Não é possível reconstruir o prédio que ficava no Palácio de São Cristóvão, que abrigou a família real portuguesa quando vieram para o Brasil, em 1808, e, desde a proclamação da independência, em 1822, a família real brasileira, pois um museu não é feito apenas de tijolos e cimento: é feito de histórias.

O prédio mantinha um acervo de cerca de 20 milhões de itens, entre fósseis, múmias, registros históricos e obras de arte que viraram cinzas.

O atual governo, que congelou investimentos públicos por 20 anos em áreas como cultura e educação, por meio de políticas de “austeridade” transformadas em emenda constitucional, é o principal responsável por essa tragédia.

O incêndio ocorreu dois meses após a celebração de 200 anos de sua criação, mas, apesar do prestígio, a primeira instituição científica do Brasil sofria cortes em seu orçamento nos últimos anos e, desde 2014, não recebia a verba de 520 mil reais anuais necessária para sua manutenção.

Para nós religiosos, o incêndio destruiu parte de nossa história, pois queimou o fóssil de 12 mil anos de Luzia, descoberta que refez todas as pesquisas sobre ocupação das Américas.

E queimou o documento de assinatura da Lei Áurea, o pergaminho datado do século XI com manuscritos em grego sobre os quatro evangelhos, o exemplar mais antigo da Biblioteca Nacional e da América Latina, a Bíblia de Mogúncia, de 1462, primeira obra impressa a conter informações como data, lugar de impressão e os nomes dos impressores, os alemães Johann Fust e Peter Schoffer, ex-sócios de Gutemberg,. Isso sem falar na Bíblia Poliglota de Antuérpia, de 1569, obra monumental do mais renomado impressor do século XVI: Cristóvão Plantin.

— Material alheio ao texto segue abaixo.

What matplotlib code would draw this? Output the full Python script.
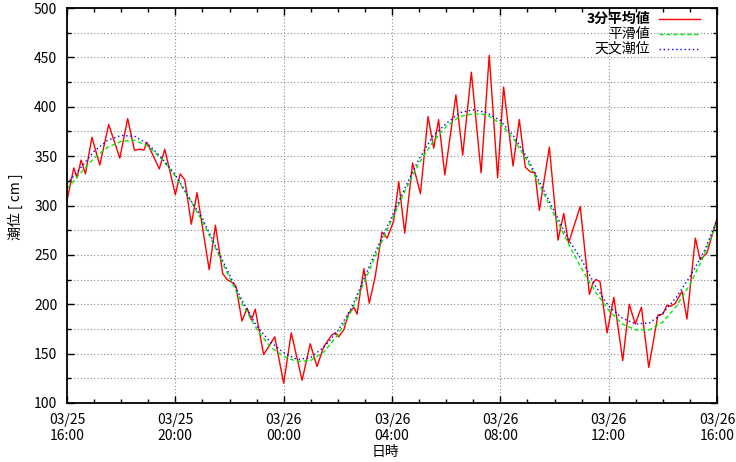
import matplotlib
matplotlib.use('Agg')
import matplotlib.pyplot as plt
from matplotlib.ticker import MultipleLocator
from matplotlib.lines import Line2D
import numpy as np

plt.rcParams['font.family'] = ['Liberation Sans Narrow', 'Noto Sans CJK JP', 'DejaVu Sans']

# hours after 03/25 16:00
t_obs = [0, 0.25, 0.37, 0.52, 0.68, 0.92, 1.21, 1.54, 1.95, 2.24, 2.49, 2.70, 2.84, 2.95,
         3.41, 3.61, 4.0, 4.18, 4.35, 4.59, 4.80, 5.25, 5.48, 5.75, 5.91, 6.16, 6.24,
         6.46, 6.65, 6.81, 6.95, 7.26, 7.67, 8.0, 8.28, 8.68, 8.98, 9.23, 9.48, 9.78,
         9.91, 10.03, 10.22, 10.40, 10.59, 10.71, 10.96, 11.16, 11.38, 11.63, 11.82,
         12.06, 12.25, 12.47, 12.76, 13.05, 13.33, 13.54, 13.72, 13.95, 14.36, 14.61,
         14.93, 15.29, 15.59, 15.90, 16.12, 16.47, 16.70, 16.92, 17.11, 17.28, 17.44,
         17.81, 18.13, 18.34, 18.52, 18.95, 19.29, 19.42, 19.53, 19.68, 19.94, 20.19,
         20.52, 20.76, 20.98, 21.21, 21.48, 21.82, 22.0, 22.15, 22.30, 22.46, 22.71,
         22.89, 23.2, 23.38, 23.63, 24.0]
v_obs = [305, 338, 328, 346, 332, 369, 341, 382, 348, 388, 356, 357, 356, 364,
         337, 357, 311, 332, 326, 281, 313, 235, 280, 231, 225, 221, 218,
         183, 196, 184, 195, 149, 167, 120, 171, 123, 160, 137, 157, 169,
         171, 167, 174, 191, 197, 190, 236, 201, 228, 273, 267,
         284, 324, 272, 343, 312, 390, 358, 387, 331, 412, 351,
         435, 333, 452, 328, 420, 340, 387, 339, 334, 333, 295,
         359, 265, 292, 262, 299, 210, 222, 225, 223, 171, 207,
         143, 200, 180, 197, 136, 189, 190, 199, 198, 201, 213,
         185, 267, 245, 252, 287]

t_half = np.arange(49) * 0.5
smooth = [317, 333, 348, 359, 365, 366, 360, 347, 330, 308, 284, 256, 227, 199, 175, 157,
          147, 142, 143, 152, 169, 193, 224, 256, 286, 316, 343, 364, 380, 390, 393, 392,
          383, 367, 345, 318, 290, 262, 236, 213, 194, 180, 174, 174, 182, 198, 220, 248, 283]
astro = [322, 338, 355, 366, 371, 370, 362, 348, 331, 308, 287, 258, 230, 202, 178, 162,
         151, 144, 146, 157, 173, 196, 228, 260, 289, 319, 347, 370, 383, 394, 397, 394,
         386, 370, 348, 321, 294, 266, 245, 219, 198, 186, 180, 181, 191, 207, 228, 252, 285]

xticks = [0, 4, 8, 12, 16, 20, 24]
xlabels = ['03/25\n16:00', '03/25\n20:00', '03/26\n00:00', '03/26\n04:00',
           '03/26\n08:00', '03/26\n12:00', '03/26\n16:00']

fig = plt.figure(figsize=(7.36, 4.62), dpi=100)
ax = fig.add_axes([67/736, 1-403/462, 650/736, 395/462])

ax.plot(t_obs, v_obs, color='#ff0000', lw=1.0)
ax.plot(t_half, smooth, color='#00ee00', lw=1.0, ls=(0, (3, 2)))
ax.plot(t_half, astro, color='#0000ff', lw=1.0, ls=(0, (1, 2)))

ax.set_xlim(0, 24)
ax.set_ylim(100, 500)
ax.set_xticks(xticks)
ax.set_xticklabels(xlabels, linespacing=1.25)
ax.xaxis.set_minor_locator(MultipleLocator(1))
ax.yaxis.set_major_locator(MultipleLocator(50))
ax.yaxis.set_minor_locator(MultipleLocator(25))
ax.tick_params(which='both', direction='in', top=True, right=True, labelsize=10)
ax.tick_params(which='major', length=5, width=1)
ax.tick_params(which='minor', length=3, width=1)
ax.tick_params(axis='y', pad=7)
ax.tick_params(axis='x', pad=7)
ax.grid(which='major', axis='x', color='#888888', ls=(0, (1, 2)), lw=0.8)
ax.grid(which='both', axis='y', color='#888888', ls=(0, (1, 2)), lw=0.8)
for s in ax.spines.values():
    s.set_linewidth(1.3)

fig.text(15/736, 1-207/462, '潮位 [ cm ]', rotation=90, ha='center', va='center', fontsize=10)
fig.text(385/736, 1-452/462, '日時', ha='center', va='center', fontsize=10)

# legend drawn by hand, text right aligned
names = ['3分平均値', '平滑値', '天文潮位']
cols = ['#ff0000', '#00ee00', '#0000ff']
styles = ['-', (0, (3, 2)), (0, (1, 2))]
rows = [19, 34, 49]
for nm, c, st, r in zip(names, cols, styles, rows):
    y = 1 - r/462
    fig.text(650/736, y, nm, ha='right', va='center', fontsize=10,
             fontweight='bold' if nm == names[0] else 'normal')
    fig.add_artist(Line2D([659/736, 700/736], [y, y], color=c, lw=1.0, ls=st,
                          transform=fig.transFigure))

fig.savefig('out.png', dpi=100)
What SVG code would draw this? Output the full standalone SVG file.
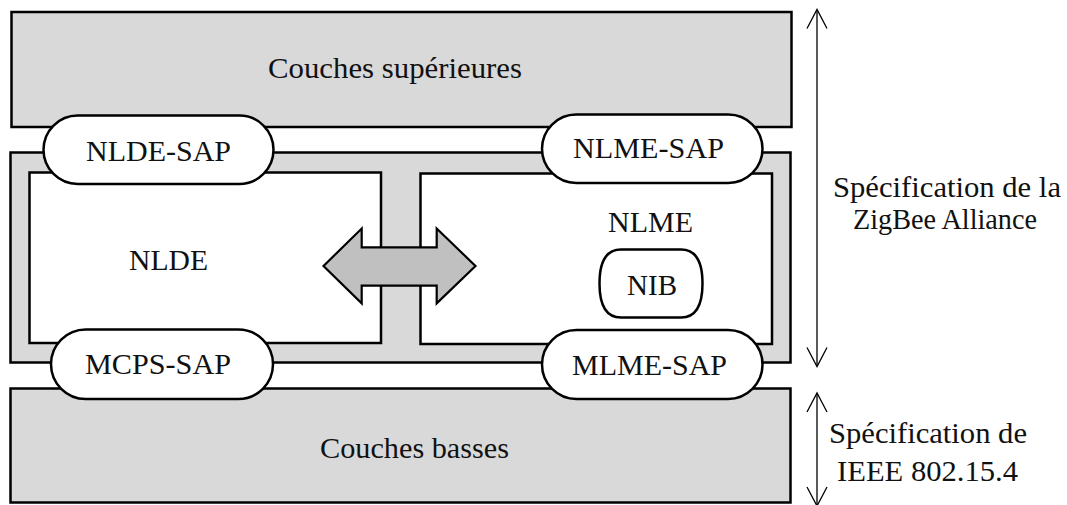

Segundo Kardec, “quando o artista houver de reproduzir com convicção o mundo espírita, haurirá nessa fonte as mais sublimes inspirações”.

Com isso, desde 1857, o espiritismo tem se aberto para a arte e cultura como um todo, um campo inteiramente novo, imenso e ainda inexplorado – conforme o pensamento do seu codificador.

Destaca-se ainda o fato de que, entre as obras queimadas no Auto de Fé de Barcelona, estava incluído o “Fragmento de Sonata” ditado pelo espírito de Mozart.

Parafraseando Kardec, queima-se uma parte importante da história brasileira e mundial, mas não se pode queimar as ideias, os desejos, os sonhos e a esperança de um país mais justo, democrático, que valorize sua cultura e que invista em uma educação transformadora.

“Todos que por aqui passem protejam esta laje, pois ela guarda um documento que revela a cultura de uma geração e um marco na história de um povo que soube construir o seu próprio futuro”. 

Esta é a inscrição na entrada do Museu Histórico Nacional.